### [Exercise prompt]
Spot every line with the word "this" and return it.

### [Material]
= = =

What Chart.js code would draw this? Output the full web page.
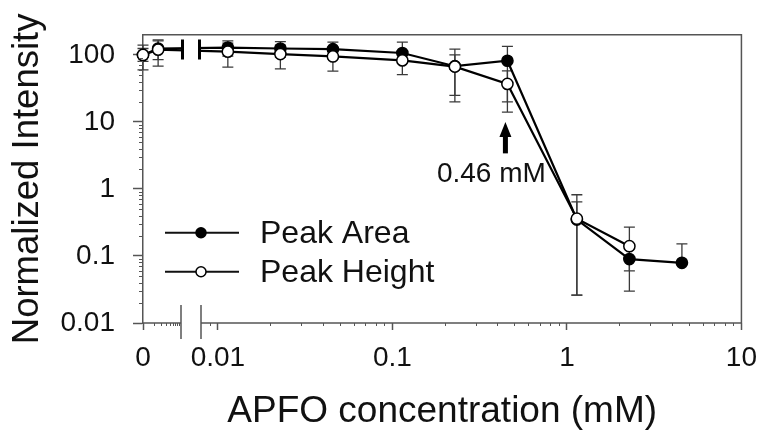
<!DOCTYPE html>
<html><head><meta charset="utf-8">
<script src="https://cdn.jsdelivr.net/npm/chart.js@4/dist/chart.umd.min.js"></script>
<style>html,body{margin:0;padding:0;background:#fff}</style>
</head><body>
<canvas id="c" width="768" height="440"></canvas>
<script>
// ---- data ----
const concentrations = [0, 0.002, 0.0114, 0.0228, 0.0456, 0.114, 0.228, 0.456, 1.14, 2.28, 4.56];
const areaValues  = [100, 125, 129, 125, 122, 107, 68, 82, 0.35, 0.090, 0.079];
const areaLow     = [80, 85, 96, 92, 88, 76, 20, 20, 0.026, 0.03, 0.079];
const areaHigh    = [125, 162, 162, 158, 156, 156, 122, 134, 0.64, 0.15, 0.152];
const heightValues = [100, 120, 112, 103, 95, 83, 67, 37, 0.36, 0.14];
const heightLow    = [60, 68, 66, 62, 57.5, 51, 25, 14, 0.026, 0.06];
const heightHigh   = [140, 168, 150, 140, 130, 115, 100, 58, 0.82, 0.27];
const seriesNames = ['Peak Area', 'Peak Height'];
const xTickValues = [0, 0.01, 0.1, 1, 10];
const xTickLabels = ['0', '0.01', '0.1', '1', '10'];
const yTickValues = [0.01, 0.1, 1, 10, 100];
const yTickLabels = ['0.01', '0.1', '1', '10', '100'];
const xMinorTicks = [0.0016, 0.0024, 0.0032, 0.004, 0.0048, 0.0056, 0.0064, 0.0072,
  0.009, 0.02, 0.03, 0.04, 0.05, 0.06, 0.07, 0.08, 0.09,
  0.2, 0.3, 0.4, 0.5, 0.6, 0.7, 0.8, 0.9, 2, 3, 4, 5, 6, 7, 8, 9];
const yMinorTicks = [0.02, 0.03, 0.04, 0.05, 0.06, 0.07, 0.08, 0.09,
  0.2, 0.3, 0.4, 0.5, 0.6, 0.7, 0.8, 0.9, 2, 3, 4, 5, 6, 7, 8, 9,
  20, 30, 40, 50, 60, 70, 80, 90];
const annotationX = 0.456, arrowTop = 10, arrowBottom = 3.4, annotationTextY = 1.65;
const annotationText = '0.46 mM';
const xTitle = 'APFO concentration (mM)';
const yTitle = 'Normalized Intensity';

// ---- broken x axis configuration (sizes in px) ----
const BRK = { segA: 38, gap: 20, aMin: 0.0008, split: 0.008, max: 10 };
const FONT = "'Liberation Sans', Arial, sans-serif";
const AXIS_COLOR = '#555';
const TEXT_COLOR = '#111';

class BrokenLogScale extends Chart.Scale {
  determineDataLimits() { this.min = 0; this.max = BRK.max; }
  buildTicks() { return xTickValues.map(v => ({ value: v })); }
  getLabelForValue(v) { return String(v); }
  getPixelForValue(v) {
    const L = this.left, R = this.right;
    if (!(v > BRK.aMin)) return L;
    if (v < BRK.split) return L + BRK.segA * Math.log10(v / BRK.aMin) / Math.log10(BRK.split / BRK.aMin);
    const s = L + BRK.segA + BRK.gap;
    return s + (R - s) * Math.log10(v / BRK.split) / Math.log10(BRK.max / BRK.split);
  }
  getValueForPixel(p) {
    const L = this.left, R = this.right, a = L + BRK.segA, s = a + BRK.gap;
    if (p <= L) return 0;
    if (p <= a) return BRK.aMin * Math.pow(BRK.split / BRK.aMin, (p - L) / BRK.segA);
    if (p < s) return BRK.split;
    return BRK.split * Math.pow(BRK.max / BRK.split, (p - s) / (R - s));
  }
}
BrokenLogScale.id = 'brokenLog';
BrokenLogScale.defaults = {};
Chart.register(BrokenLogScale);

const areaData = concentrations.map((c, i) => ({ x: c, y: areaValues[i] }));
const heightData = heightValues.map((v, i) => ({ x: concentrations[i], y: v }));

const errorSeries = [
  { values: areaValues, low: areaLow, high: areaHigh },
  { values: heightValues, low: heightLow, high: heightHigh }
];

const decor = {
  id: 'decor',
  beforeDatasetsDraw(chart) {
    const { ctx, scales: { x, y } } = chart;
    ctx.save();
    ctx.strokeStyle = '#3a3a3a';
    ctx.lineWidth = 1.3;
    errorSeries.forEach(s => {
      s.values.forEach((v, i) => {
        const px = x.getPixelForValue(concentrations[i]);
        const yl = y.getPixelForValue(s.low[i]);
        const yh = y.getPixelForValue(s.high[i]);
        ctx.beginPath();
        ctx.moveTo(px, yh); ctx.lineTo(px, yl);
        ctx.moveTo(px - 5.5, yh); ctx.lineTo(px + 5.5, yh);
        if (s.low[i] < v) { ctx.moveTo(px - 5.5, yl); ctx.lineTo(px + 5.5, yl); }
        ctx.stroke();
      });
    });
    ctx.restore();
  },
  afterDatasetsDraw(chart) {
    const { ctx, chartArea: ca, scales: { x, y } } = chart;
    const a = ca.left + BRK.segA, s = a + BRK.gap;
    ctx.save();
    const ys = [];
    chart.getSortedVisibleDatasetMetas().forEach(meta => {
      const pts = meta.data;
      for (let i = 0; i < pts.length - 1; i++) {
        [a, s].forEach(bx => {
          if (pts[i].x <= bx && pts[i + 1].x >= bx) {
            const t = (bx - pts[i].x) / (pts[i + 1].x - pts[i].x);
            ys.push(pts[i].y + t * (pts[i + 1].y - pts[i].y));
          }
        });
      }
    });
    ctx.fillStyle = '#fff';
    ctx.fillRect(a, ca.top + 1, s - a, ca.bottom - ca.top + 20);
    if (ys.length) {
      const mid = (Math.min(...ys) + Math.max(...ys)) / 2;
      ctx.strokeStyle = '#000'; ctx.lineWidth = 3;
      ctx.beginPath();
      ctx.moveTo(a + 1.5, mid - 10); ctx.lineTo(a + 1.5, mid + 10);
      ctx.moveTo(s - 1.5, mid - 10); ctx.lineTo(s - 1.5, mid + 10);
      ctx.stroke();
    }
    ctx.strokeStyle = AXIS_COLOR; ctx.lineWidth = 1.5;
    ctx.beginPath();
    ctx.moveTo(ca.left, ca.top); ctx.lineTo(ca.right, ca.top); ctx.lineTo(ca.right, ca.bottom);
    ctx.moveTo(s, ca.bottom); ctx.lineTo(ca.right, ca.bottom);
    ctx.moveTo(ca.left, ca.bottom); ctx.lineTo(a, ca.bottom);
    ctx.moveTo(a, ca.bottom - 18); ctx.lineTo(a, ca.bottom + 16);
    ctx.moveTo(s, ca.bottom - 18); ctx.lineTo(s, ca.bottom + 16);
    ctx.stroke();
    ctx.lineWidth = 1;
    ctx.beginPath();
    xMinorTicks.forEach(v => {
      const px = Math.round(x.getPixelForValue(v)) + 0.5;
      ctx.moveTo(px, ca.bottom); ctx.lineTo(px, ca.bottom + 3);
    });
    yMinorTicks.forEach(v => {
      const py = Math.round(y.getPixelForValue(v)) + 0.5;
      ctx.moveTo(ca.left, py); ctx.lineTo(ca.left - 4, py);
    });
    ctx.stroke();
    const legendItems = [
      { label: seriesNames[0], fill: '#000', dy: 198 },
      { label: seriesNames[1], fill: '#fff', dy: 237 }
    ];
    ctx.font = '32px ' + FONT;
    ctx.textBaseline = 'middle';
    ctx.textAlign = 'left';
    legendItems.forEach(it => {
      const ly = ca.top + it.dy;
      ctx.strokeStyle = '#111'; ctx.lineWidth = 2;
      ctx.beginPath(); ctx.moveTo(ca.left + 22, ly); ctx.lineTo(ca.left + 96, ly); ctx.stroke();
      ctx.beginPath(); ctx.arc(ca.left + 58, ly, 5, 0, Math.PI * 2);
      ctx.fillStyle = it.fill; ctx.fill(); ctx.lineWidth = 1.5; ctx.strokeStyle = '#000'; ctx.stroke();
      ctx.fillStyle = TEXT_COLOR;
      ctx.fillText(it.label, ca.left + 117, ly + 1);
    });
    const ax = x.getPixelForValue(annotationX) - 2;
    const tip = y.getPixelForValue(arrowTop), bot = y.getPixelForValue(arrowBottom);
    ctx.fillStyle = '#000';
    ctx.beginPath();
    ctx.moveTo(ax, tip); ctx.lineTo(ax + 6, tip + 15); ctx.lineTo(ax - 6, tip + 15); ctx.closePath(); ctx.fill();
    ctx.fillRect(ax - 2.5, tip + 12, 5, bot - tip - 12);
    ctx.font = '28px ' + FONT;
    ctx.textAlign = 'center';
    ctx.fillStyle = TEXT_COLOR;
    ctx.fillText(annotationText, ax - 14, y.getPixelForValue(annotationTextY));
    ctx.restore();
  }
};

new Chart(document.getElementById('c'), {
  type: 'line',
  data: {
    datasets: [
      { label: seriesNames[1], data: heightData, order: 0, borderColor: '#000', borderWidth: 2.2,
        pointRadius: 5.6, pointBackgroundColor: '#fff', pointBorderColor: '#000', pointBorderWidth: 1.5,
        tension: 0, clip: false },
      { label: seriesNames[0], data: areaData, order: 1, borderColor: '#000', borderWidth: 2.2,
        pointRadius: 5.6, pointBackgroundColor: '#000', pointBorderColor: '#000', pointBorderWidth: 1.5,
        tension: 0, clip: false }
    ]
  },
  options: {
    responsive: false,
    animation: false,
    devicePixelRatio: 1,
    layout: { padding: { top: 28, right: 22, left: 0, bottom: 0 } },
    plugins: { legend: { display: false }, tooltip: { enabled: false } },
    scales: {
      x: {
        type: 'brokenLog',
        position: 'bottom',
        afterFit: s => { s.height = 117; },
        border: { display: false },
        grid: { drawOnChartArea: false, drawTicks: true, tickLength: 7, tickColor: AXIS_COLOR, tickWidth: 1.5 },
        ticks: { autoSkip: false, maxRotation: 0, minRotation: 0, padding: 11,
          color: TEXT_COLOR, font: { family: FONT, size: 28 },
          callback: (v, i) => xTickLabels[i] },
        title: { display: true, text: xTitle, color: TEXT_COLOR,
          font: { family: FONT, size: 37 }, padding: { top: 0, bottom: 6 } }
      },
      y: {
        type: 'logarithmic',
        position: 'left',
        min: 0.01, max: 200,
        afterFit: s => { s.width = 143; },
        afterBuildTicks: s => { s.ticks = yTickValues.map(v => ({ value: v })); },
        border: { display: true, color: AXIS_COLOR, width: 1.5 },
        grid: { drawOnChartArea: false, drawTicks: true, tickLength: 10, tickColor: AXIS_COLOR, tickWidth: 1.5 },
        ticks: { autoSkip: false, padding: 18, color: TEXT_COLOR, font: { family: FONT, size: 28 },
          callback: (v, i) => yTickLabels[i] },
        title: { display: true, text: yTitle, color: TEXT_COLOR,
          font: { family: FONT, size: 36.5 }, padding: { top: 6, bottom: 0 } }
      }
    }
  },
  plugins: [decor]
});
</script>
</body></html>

= = =

### [Full output]
What Chart.js code would draw this? Output the full web page.
  determineDataLimits() { this.min = 0; this.max = BRK.max; }
    const L = this.left, R = this.right;
    const L = this.left, R = this.right, a = L + BRK.segA, s = a + BRK.gap;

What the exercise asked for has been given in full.